Ujamaa Centre, which advocates a non-conflict approach to dealing with land issues, said promoting community rights is key to peaceful co-existence, improving livelihoods and promoting development.

“The extractive sector is a new frontier for conflict, if communities are excluded from decision making and management of resources on land they have always considered theirs,” said Ujamaa’s development consultant Eunice Adhiambo.

Prospects for minerals in counties like Turkana and Baringo make it vital for Kenya to have a comprehensive communal land law.

“Minerals are being discovered on land where people live, yet communal lands laws are not in place. The fear of exploitation and being driven off their land could harden the attitudes of people to mining,” said Mr Mwathane.

The Mining Bill for prospecting and extracting of iron ore with other minerals has already been approved by the National Assembly, and is set to go for the third reading in the Senate.

The draft Petroleum Bill, which covers exploration and commercial production of crude oil and natural gas, is yet to be approved by Kenya’s Cabinet in order to be forwarded to parliament for debate and legislation.
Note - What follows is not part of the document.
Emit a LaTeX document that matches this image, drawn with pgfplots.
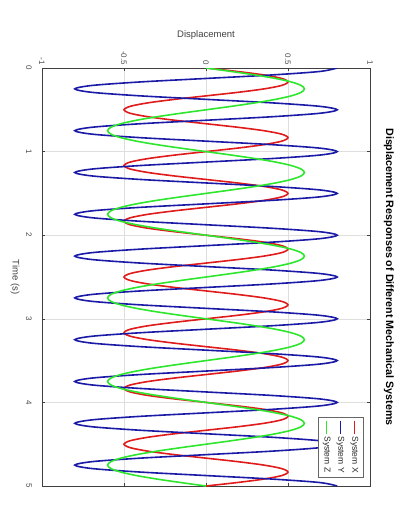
\documentclass[border=0pt]{standalone}
\usepackage{pgfplots}
\pgfplotsset{compat=1.18}
\usepackage{pgfplotstable}
\usepackage{graphicx}
\usepackage{fontspec}
\setmainfont{Liberation Sans}
\definecolor{sysX}{HTML}{E01B1B}
\definecolor{sysY}{HTML}{1A1AA6}
\definecolor{sysZ}{HTML}{2EE62E}
\pgfplotstableread{
t X Y Z
0 0 0.8 0
0.0417 0.1913 0.6928 0.1553
0.0833 0.3536 0.4 0.3
0.125 0.4619 0 0.4243
0.1667 0.5 -0.4 0.5196
0.2083 0.4619 -0.6928 0.5796
0.25 0.3536 -0.8 0.6
0.2917 0.1913 -0.6928 0.5796
0.3333 0 -0.4 0.5196
0.375 -0.1913 0 0.4243
0.4167 -0.3536 0.4 0.3
0.4583 -0.4619 0.6928 0.1553
0.5 -0.5 0.8 0
0.5417 -0.4619 0.6928 -0.1553
0.5833 -0.3536 0.4 -0.3
0.625 -0.1913 0 -0.4243
0.6667 0 -0.4 -0.5196
0.7083 0.1913 -0.6928 -0.5796
0.75 0.3536 -0.8 -0.6
0.7917 0.4619 -0.6928 -0.5796
0.8333 0.5 -0.4 -0.5196
0.875 0.4619 0 -0.4243
0.9167 0.3536 0.4 -0.3
0.9583 0.1913 0.6928 -0.1553
1 0 0.8 0
1.0417 -0.1913 0.6928 0.1553
1.0833 -0.3536 0.4 0.3
1.125 -0.4619 0 0.4243
1.1667 -0.5 -0.4 0.5196
1.2083 -0.4619 -0.6928 0.5796
1.25 -0.3536 -0.8 0.6
1.2917 -0.1913 -0.6928 0.5796
1.3333 0 -0.4 0.5196
1.375 0.1913 0 0.4243
1.4167 0.3536 0.4 0.3
1.4583 0.4619 0.6928 0.1553
1.5 0.5 0.8 0
1.5417 0.4619 0.6928 -0.1553
1.5833 0.3536 0.4 -0.3
1.625 0.1913 0 -0.4243
1.6667 0 -0.4 -0.5196
1.7083 -0.1913 -0.6928 -0.5796
1.75 -0.3536 -0.8 -0.6
1.7917 -0.4619 -0.6928 -0.5796
1.8333 -0.5 -0.4 -0.5196
1.875 -0.4619 0 -0.4243
1.9167 -0.3536 0.4 -0.3
1.9583 -0.1913 0.6928 -0.1553
2 0 0.8 0
2.0417 0.1913 0.6928 0.1553
2.0833 0.3536 0.4 0.3
2.125 0.4619 0 0.4243
2.1667 0.5 -0.4 0.5196
2.2083 0.4619 -0.6928 0.5796
2.25 0.3536 -0.8 0.6
2.2917 0.1913 -0.6928 0.5796
2.3333 0 -0.4 0.5196
2.375 -0.1913 0 0.4243
2.4167 -0.3536 0.4 0.3
2.4583 -0.4619 0.6928 0.1553
2.5 -0.5 0.8 0
2.5417 -0.4619 0.6928 -0.1553
2.5833 -0.3536 0.4 -0.3
2.625 -0.1913 0 -0.4243
2.6667 0 -0.4 -0.5196
2.7083 0.1913 -0.6928 -0.5796
2.75 0.3536 -0.8 -0.6
2.7917 0.4619 -0.6928 -0.5796
2.8333 0.5 -0.4 -0.5196
2.875 0.4619 0 -0.4243
2.9167 0.3536 0.4 -0.3
2.9583 0.1913 0.6928 -0.1553
3 0 0.8 0
3.0417 -0.1913 0.6928 0.1553
3.0833 -0.3536 0.4 0.3
3.125 -0.4619 0 0.4243
3.1667 -0.5 -0.4 0.5196
3.2083 -0.4619 -0.6928 0.5796
3.25 -0.3536 -0.8 0.6
3.2917 -0.1913 -0.6928 0.5796
3.3333 0 -0.4 0.5196
3.375 0.1913 0 0.4243
3.4167 0.3536 0.4 0.3
3.4583 0.4619 0.6928 0.1553
3.5 0.5 0.8 0
3.5417 0.4619 0.6928 -0.1553
3.5833 0.3536 0.4 -0.3
3.625 0.1913 0 -0.4243
3.6667 0 -0.4 -0.5196
3.7083 -0.1913 -0.6928 -0.5796
3.75 -0.3536 -0.8 -0.6
3.7917 -0.4619 -0.6928 -0.5796
3.8333 -0.5 -0.4 -0.5196
3.875 -0.4619 0 -0.4243
3.9167 -0.3536 0.4 -0.3
3.9583 -0.1913 0.6928 -0.1553
4 0 0.8 0
4.0417 0.1913 0.6928 0.1553
4.0833 0.3536 0.4 0.3
4.125 0.4619 0 0.4243
4.1667 0.5 -0.4 0.5196
4.2083 0.4619 -0.6928 0.5796
4.25 0.3536 -0.8 0.6
4.2917 0.1913 -0.6928 0.5796
4.3333 0 -0.4 0.5196
4.375 -0.1913 0 0.4243
4.4167 -0.3536 0.4 0.3
4.4583 -0.4619 0.6928 0.1553
4.5 -0.5 0.8 0
4.5417 -0.4619 0.6928 -0.1553
4.5833 -0.3536 0.4 -0.3
4.625 -0.1913 0 -0.4243
4.6667 0 -0.4 -0.5196
4.7083 0.1913 -0.6928 -0.5796
4.75 0.3536 -0.8 -0.6
4.7917 0.4619 -0.6928 -0.5796
4.8333 0.5 -0.4 -0.5196
4.875 0.4619 0 -0.4243
4.9167 0.3536 0.4 -0.3
4.9583 0.1913 0.6928 -0.1553
5 0 0.8 0
}\datatable
\begin{document}
\rotatebox{-90}{%
\begin{tikzpicture}
\begin{axis}[
  scale only axis,
  width=418pt, height=328pt,
  xmin=0, xmax=5, ymin=-1, ymax=1,
  xtick={0,1,2,3,4,5},
  ytick={-1,-0.5,0,0.5,1},
  /pgf/number format/assume math mode=true,
  grid=major,
  grid style={color=black!13, line width=0.5pt},
  axis line style={black!75, line width=0.8pt},
  tick style={black!75, line width=0.6pt},
  major tick length=3pt,
  tick label style={font=\fontsize{8}{9}\selectfont, text=black!70},
  xticklabel style={anchor=center, yshift=-13pt},
  yticklabel style={anchor=east, inner sep=1pt, xshift=-2pt},
  xlabel={Time (s)},
  ylabel={Displacement},
  label style={font=\fontsize{9.5}{11}\selectfont, text=black!75},
  xlabel style={at={(axis description cs:0.5,0)}, anchor=center, yshift=-27pt},
  ylabel style={at={(axis description cs:-0.079,0.5)}, anchor=center},
  title={Displacement Responses of Different Mechanical Systems},
  title style={font=\bfseries\fontsize{10.7}{12}\selectfont, at={(axis description cs:0.5,1)}, anchor=center, yshift=13pt},
  legend style={at={(axis description cs:0.981,0.979)}, anchor=north east,
    draw=black!60, line width=0.6pt, fill=white, font=\fontsize{8.5}{10}\selectfont,
    inner xsep=3pt, inner ysep=2.5pt, row sep=2.5pt, text=black!85},
  legend cell align=left,
  legend image code/.code={\draw[#1, line width=1.4pt] (0pt,0pt) -- (13pt,0pt);},
  clip=true,
]
\addplot[sysX, line width=1.6pt, smooth] table[x=t, y=X] {\datatable};
\addlegendentry{System X}
\addplot[sysY, line width=1.6pt, smooth] table[x=t, y=Y] {\datatable};
\addlegendentry{System Y}
\addplot[sysZ, line width=1.6pt, smooth] table[x=t, y=Z] {\datatable};
\addlegendentry{System Z}
\end{axis}
\pgfresetboundingbox
\path[use as bounding box] ([shift={(-68pt,-42pt)}]current axis.south west) rectangle ([shift={(41pt,27pt)}]current axis.north east);
\end{tikzpicture}}
\end{document}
It is expected that once the Mining, Petroleum and Community Land Bills are passed, the extractives sector will be more attractive to investors.

Ikal Angelei, the director of Friends of Lake Turkana, said the challenge of not having a community land law is exacerbated by the Trust Land Act contradicting the provisions of the 2010 Constitution.

“The rushed effort to pass other Bills influencing community rights before the Community Land Bill has far-reaching effects on how investors, communities and government deal with mineral rights,” she said.

Oil exploration has an effect on other facets of community life like grazing practices, availability or use of water, and prevailing social and cultural practices.

“Investors should be aware of local dispute resolution mechanisms used over the ages by residents around the exploration areas, and capitalise on using them before resorting to other forms of resolution,’’ said Ms Angelei.

She said disputes related to land boundaries in north-western Kenya are usually linked to sharing resources such as land, water, and pasture.